Once upon a time, my wife worked with a woman who had fled Romania under the Ceaușescu regime. It was quite a story: Night-time border crossings, underground paperwork, refugee camps, bribes. The country was then rigidly Catholic, and women of child-bearing years were subject to compulsory gynecological examinations to investigate whether or not they might have had an abortion.
I’m reminded of that by learning this tidbit about the Virginia GOP’s nominee for Attorney General.
If a woman in Virginia has a miscarriage without a doctor present, they must report it within 24 hours to the police or risk going to jail for a full year. At least, that’s what would have happened if a bill introduced by Virginia state Sen. Mark Obenshain (R) had become law.

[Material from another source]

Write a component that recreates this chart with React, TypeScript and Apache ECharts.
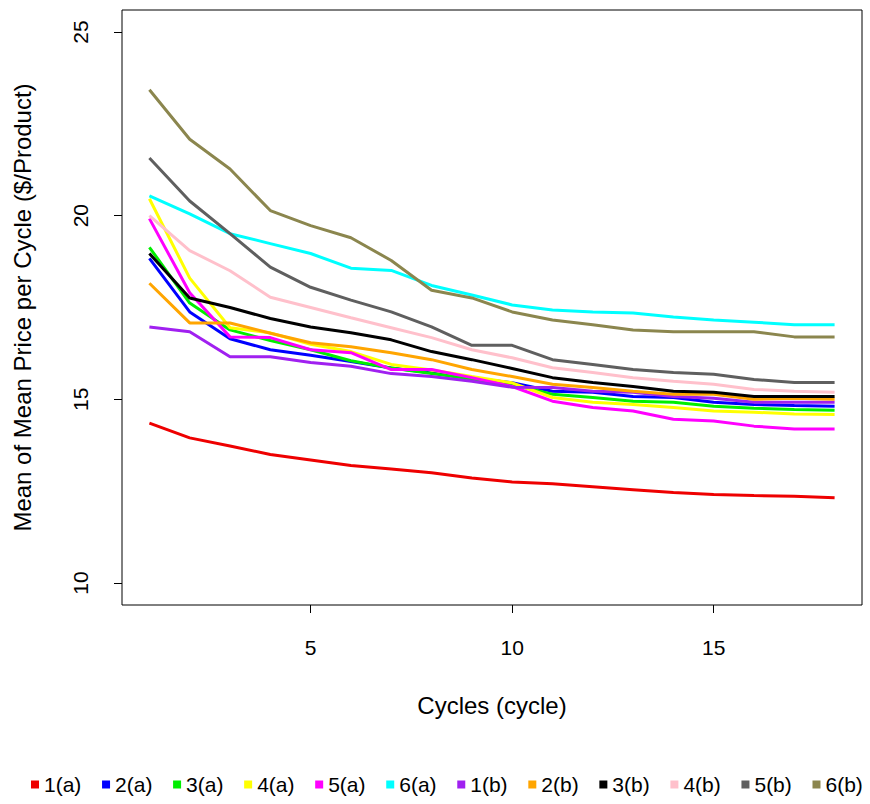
import React, { useEffect, useRef } from "react";
import * as echarts from "echarts";

const cycles = [1, 2, 3, 4, 5, 6, 7, 8, 9, 10, 11, 12, 13, 14, 15, 16, 17, 18];

const s1a = [14.35, 13.95, 13.73, 13.5, 13.35, 13.2, 13.1, 13.0, 12.86, 12.75, 12.7, 12.62, 12.54, 12.46, 12.41, 12.38, 12.36, 12.32];
const s2a = [18.84, 17.38, 16.65, 16.35, 16.2, 16.03, 15.85, 15.72, 15.58, 15.45, 15.22, 15.19, 15.08, 15.05, 14.92, 14.86, 14.83, 14.81];
const s3a = [19.14, 17.62, 16.89, 16.6, 16.35, 16.05, 15.85, 15.7, 15.55, 15.4, 15.14, 15.05, 14.95, 14.92, 14.81, 14.76, 14.72, 14.7];
const s4a = [20.46, 18.3, 16.95, 16.81, 16.5, 16.3, 15.95, 15.8, 15.62, 15.45, 15.05, 14.92, 14.86, 14.78, 14.68, 14.65, 14.6, 14.59];
const s5a = [19.92, 17.9, 16.7, 16.68, 16.35, 16.27, 15.81, 15.81, 15.59, 15.35, 14.95, 14.78, 14.68, 14.46, 14.41, 14.27, 14.19, 14.19];
const s6a = [20.54, 20.05, 19.51, 19.24, 18.97, 18.57, 18.51, 18.1, 17.84, 17.57, 17.43, 17.38, 17.35, 17.24, 17.16, 17.1, 17.03, 17.03];
const s1b = [16.97, 16.84, 16.16, 16.16, 16.0, 15.9, 15.7, 15.62, 15.49, 15.33, 15.32, 15.22, 15.19, 15.08, 15.03, 14.92, 14.92, 14.92];
const s2b = [18.16, 17.08, 17.08, 16.8, 16.54, 16.43, 16.27, 16.08, 15.81, 15.62, 15.41, 15.32, 15.22, 15.14, 15.14, 15.0, 15.03, 15.0];
const s3b = [18.97, 17.76, 17.5, 17.2, 16.97, 16.81, 16.62, 16.3, 16.08, 15.84, 15.59, 15.46, 15.35, 15.22, 15.19, 15.08, 15.08, 15.08];
const s4b = [20.0, 19.05, 18.5, 17.78, 17.5, 17.22, 16.95, 16.68, 16.35, 16.13, 15.86, 15.73, 15.59, 15.49, 15.41, 15.27, 15.22, 15.19];
const s5b = [21.57, 20.4, 19.51, 18.6, 18.05, 17.7, 17.38, 16.97, 16.47, 16.47, 16.08, 15.95, 15.81, 15.73, 15.68, 15.54, 15.46, 15.46];
const s6b = [23.43, 22.08, 21.27, 20.14, 19.73, 19.4, 18.78, 17.97, 17.76, 17.38, 17.16, 17.03, 16.89, 16.84, 16.84, 16.84, 16.7, 16.7];

const seriesNames = ["1(a)", "2(a)", "3(a)", "4(a)", "5(a)", "6(a)", "1(b)", "2(b)", "3(b)", "4(b)", "5(b)", "6(b)"];
const seriesValues = [s1a, s2a, s3a, s4a, s5a, s6a, s1b, s2b, s3b, s4b, s5b, s6b];
const seriesColors = ["#EE0000", "#0000FF", "#00EE00", "#FFFF00", "#FF00FF", "#00FFFF", "#A020F0", "#FFA500", "#000000", "#FFC0CB", "#5F5F5F", "#8B864E"];

const xTicks = [5, 10, 15];
const yTicks = [10, 15, 20, 25];

const FONT = "'Liberation Sans', Arial, sans-serif";
const FS = 21;
const FS_TITLE = 24;

export default function App() {
  const ref = useRef<HTMLDivElement>(null);
  useEffect(() => {
    if (!ref.current) return;
    const chart = echarts.init(ref.current, null, { renderer: "svg" });
    chart.setOption({
      animation: false,
      backgroundColor: "#fff",
      textStyle: { fontFamily: FONT },
      grid: {
        left: 122,
        top: 10,
        width: 740,
        height: 595,
        show: true,
        borderColor: "#000",
        borderWidth: 1,
        backgroundColor: "transparent",
      },
      legend: {
        data: seriesNames,
        left: 31,
        top: 774,
        padding: 0,
        icon: "rect",
        itemWidth: 8,
        itemHeight: 8,
        itemGap: 20.7,
        textStyle: { fontSize: FS, color: "#000", fontFamily: FONT, padding: [7, 0, 0, 0] },
      },
      xAxis: {
        type: "value",
        min: 0.32,
        max: 18.68,
        name: "Cycles (cycle)",
        nameLocation: "middle",
        nameGap: 88,
        nameTextStyle: { fontSize: FS_TITLE, color: "#000", fontFamily: FONT },
        axisLine: { show: false },
        splitLine: { show: false },
        axisTick: { show: true, length: 8, customValues: xTicks, lineStyle: { color: "#000" } },
        axisLabel: { customValues: xTicks, fontSize: FS, color: "#000", margin: 32, fontFamily: FONT },
      },
      yAxis: {
        type: "value",
        min: 9.4,
        max: 25.6,
        name: "Mean of Mean Price per Cycle ($/Product)",
        nameLocation: "middle",
        nameGap: 88,
        nameTextStyle: { fontSize: FS_TITLE, color: "#000", fontFamily: FONT },
        axisLine: { show: false },
        splitLine: { show: false },
        axisTick: { show: true, length: 8, customValues: yTicks, lineStyle: { color: "#000" } },
        axisLabel: { customValues: yTicks, fontSize: FS, color: "#000", margin: 31, rotate: 90, fontFamily: FONT },
      },
      series: seriesNames.map((name, i) => ({
        name,
        type: "line",
        showSymbol: false,
        symbol: "none",
        lineStyle: { width: 3, color: seriesColors[i] },
        itemStyle: { color: seriesColors[i] },
        data: cycles.map((c, j) => [c, seriesValues[i][j]]),
      })),
    });
    return () => chart.dispose();
  }, []);
  return <div ref={ref} style={{ position: "fixed", left: 0, top: 0, width: 870, height: 804 }} />;
}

And yet, the Virginia Republican Party wants to make Obenshain into the state’s top prosecutor.
This is ugly stuff, and proceeds from a deeply un-American contempt for the right and ability of our fellow citizens to make their own decisions — but why, really, is anybody surprised? That is the inescapable implication of the things the Teavangelicals believe.
We are all, remember, no damn good, depraved, with hearts filled with an inexhaustible yearning toward evil.
If you actually believe that, that we are all innately wicked and deserving of only contempt and loathing, but also believe that your neighbors are worse off because you have at least been blessed with special cosmic insights denied those ‘others,’ then it inescapably follows that they require your supervision.